<<<<
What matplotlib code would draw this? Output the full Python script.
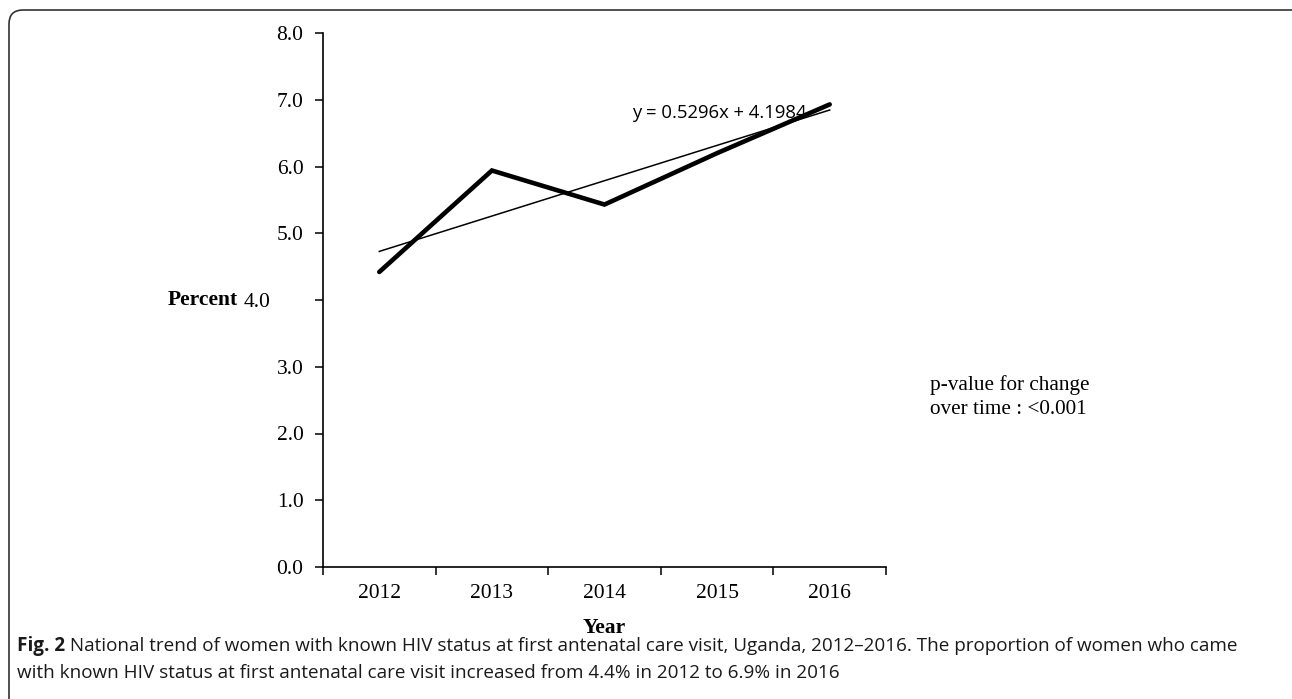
import matplotlib
matplotlib.use("Agg")
import matplotlib.pyplot as plt
import numpy as np
from matplotlib.patches import FancyBboxPatch
from matplotlib.transforms import IdentityTransform, offset_copy

years = ["2012", "2013", "2014", "2015", "2016"]
percent = [4.42, 5.94, 5.43, 6.20, 6.93]
trend_slope = 0.5296
trend_intercept = 4.1984
y_ticks = [0.0, 1.0, 2.0, 3.0, 4.0, 5.0, 6.0, 7.0, 8.0]
equation_text = "y = 0.5296x + 4.1984"
pvalue_text = "p-value for change\nover time : <0.001"
caption_bold = "Fig. 2"
caption_rest = (" National trend of women with known HIV status at first antenatal care visit, Uganda, 2012\u20132016. The proportion of women who came")
caption_line2 = "with known HIV status at first antenatal care visit increased from 4.4% in 2012 to 6.9% in 2016"

W, H = 1292, 699
fig = plt.figure(figsize=(W / 100, H / 100), dpi=100)
ax = fig.add_axes([323 / W, 1 - 567 / H, (886 - 323) / W, (567 - 33) / H])

serif = "Liberation Serif"
fs = 15.5
x = np.arange(len(years))
ax.plot(x, percent, color="black", lw=3.3, solid_joinstyle="miter", solid_capstyle="round", zorder=3)
xt = x + 1
ax.plot(x, trend_slope * xt + trend_intercept, color="black", lw=1.1, zorder=2)

ax.set_xlim(-0.5, len(years) - 0.5)
ax.set_ylim(0, 8)
ax.set_yticks(y_ticks)
ax.set_yticklabels([f"{v:.1f}" for v in y_ticks], fontfamily=serif, fontsize=fs)
ax.set_xticks(np.arange(len(years) + 1) - 0.5)
ax.set_xticklabels([])
ax.set_xticks(x, minor=True)
ax.set_xticklabels(years, minor=True, fontfamily=serif, fontsize=fs)
ax.tick_params(axis="x", which="minor", length=0, pad=12)
ax.tick_params(axis="x", which="major", length=6, width=1.1, direction="out")
ax.tick_params(axis="y", length=6, width=1.1, direction="out", pad=8)
for s in ["top", "right"]:
    ax.spines[s].set_visible(False)
for s in ["left", "bottom"]:
    ax.spines[s].set_linewidth(1.2)

# the "4.0" label sits next to the axis title, shifted left
for lab, v in zip(ax.get_yticklabels(), y_ticks):
    if v == 4.0:
        lab.set_transform(offset_copy(lab.get_transform(), fig=fig, x=-33, y=0, units="dots"))

ax.set_xlabel("Year", fontfamily=serif, fontsize=fs, fontweight="bold", labelpad=11)
fig.text(238 / W, 1 - 300 / H, "Percent", fontfamily=serif, fontsize=fs, fontweight="bold",
         ha="right", va="center")

fig.text(632 / W, 1 - 113 / H, equation_text, fontfamily="Open Sans", fontsize=13.3, ha="left", va="center")
fig.text(930 / W, 1 - 397 / H, pvalue_text, fontfamily=serif, fontsize=15.3, ha="left", va="center",
         linespacing=1.4)

cap_font = "Open Sans"
cfs = 13.6
t = fig.text(17 / W, 1 - 646 / H, caption_bold, fontfamily=cap_font, fontsize=cfs, fontweight="bold",
             ha="left", va="center", color="#1a1a1a")
fig.canvas.draw()
bb = t.get_window_extent()
fig.text(bb.x1 / W, 1 - 646 / H, caption_rest, fontfamily=cap_font, fontsize=cfs,
         ha="left", va="center", color="#1a1a1a")
fig.text(17 / W, 1 - 673 / H, caption_line2, fontfamily=cap_font, fontsize=cfs,
         ha="left", va="center", color="#1a1a1a")

box = FancyBboxPatch((9, -20), 1300, H - 10 + 20, boxstyle="round,pad=0,rounding_size=14",
                     transform=IdentityTransform(), fill=False, edgecolor="#333333", lw=1.2)
fig.add_artist(box)

fig.savefig("out.png", dpi=100)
>>>>
[INSTRUCTIONS FOR THE TASK] Take every line from the data that contains the word "draw".

[EXPECTED ANSWER]
What matplotlib code would draw this? Output the full Python script.
fig.canvas.draw()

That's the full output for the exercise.